This month marks my fourth year making games. This was my very first game, Tactile Cave, which was made four years ago this summer.
In San Francisco, there is a children’s science museum named the “Exploratorium” in the Palace of Fine Arts. Within, there is an attraction named the “Tactile Dome”, which is an indoor maze left completely unlit. Visitors must rely on their sense of touch to move about the maze to the end. This game was heavily inspired by this attraction, featuring three levels of dark, tactile goodness.
~ August 2nd, 2010
I originally thought I would be a journalist, but when I ended up spending a summer at the COSMOS Summer Camp at UC Santa Cruz studying a games course, taught by then Ph.D candidates Anne Sullivan and Gillian Smith, things changed. I worked with Davis Huang and Daniel Xu to make a Processing-game called “Tactile Cave”. So I decided to take the videogame thing and go as far as I possibly could with it.

Later that year, I wrote an open-letter to Leland Yee and the Supreme Court defending videogames during the Brown v.
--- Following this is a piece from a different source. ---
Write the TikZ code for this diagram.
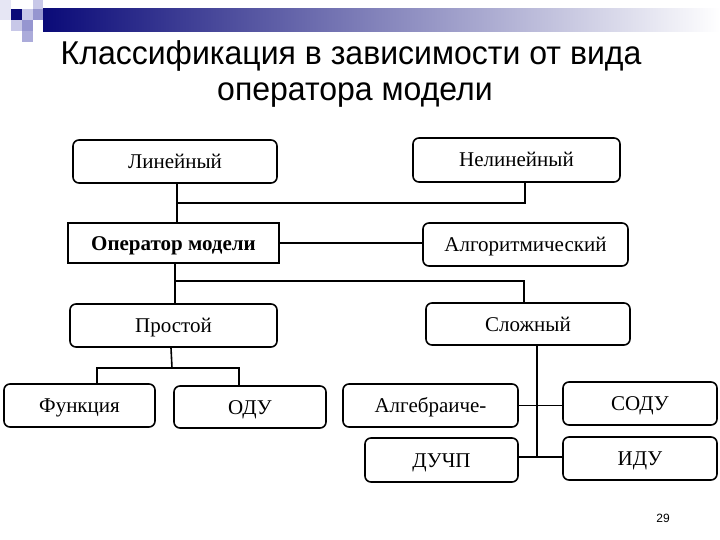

EMA case, which got his office’s attention. Soon after, I tried multiple times to make a dream game I had come true, enlisting the help of Bard Sodal and calling ourselves “Subtle Stone”, which was a pun on Bard’s name. I moved down to Los Angeles that fall to study at USC Interactive and met some incredible people, and now I’m in Dundee, competing in Dare to be Digital for a BAFTA.
I don’t like to think in capitalistic narratives of “progression” and don’t think they’re right for most creative folk, but I see this game as a bit of a turning point in my life. A catalyst that led me to where I am now.
Tactile Cave started as a rougelike, and it isn’t very good in retrospect. Your choices are very limited, and success is mostly a matter of trial-and-error. It doesn’t work on most machines without an annoying Java plugin, and the art is ugly, and the music, stolen. I couldn’t program at the time, so I was then responsible for handling art duties and designing levels using graph paper.

To be honest, I don’t really feel too different now from how I felt four years ago. I’m a much better designer than I was back then, programming comes to me much easier. Maya can be great fun when it cooperates. I know Unity well now, and I’m teaching myself Unreal 4 for Advanced Games.
But I don’t think mastery ever comes, there’s still much to learn and so many things you aren’t ready for. Emergent mistakes that you learn from but aren’t prepared to make. Project-to-project, you never are really certain what you’re doing. Its never easy, and as you’re moved up and up and up, never really sure what people see in you and how you could possibly be qualified for anything, more and more weight is packed onto your decisions. You don’t quite “master”, but “discover”, as you tread down and down and down this microcosmic rabbithole. You grow to love that uncertainty, live with it, make it part of your identity and come to embrace that precariousness with a new name: “excitement”.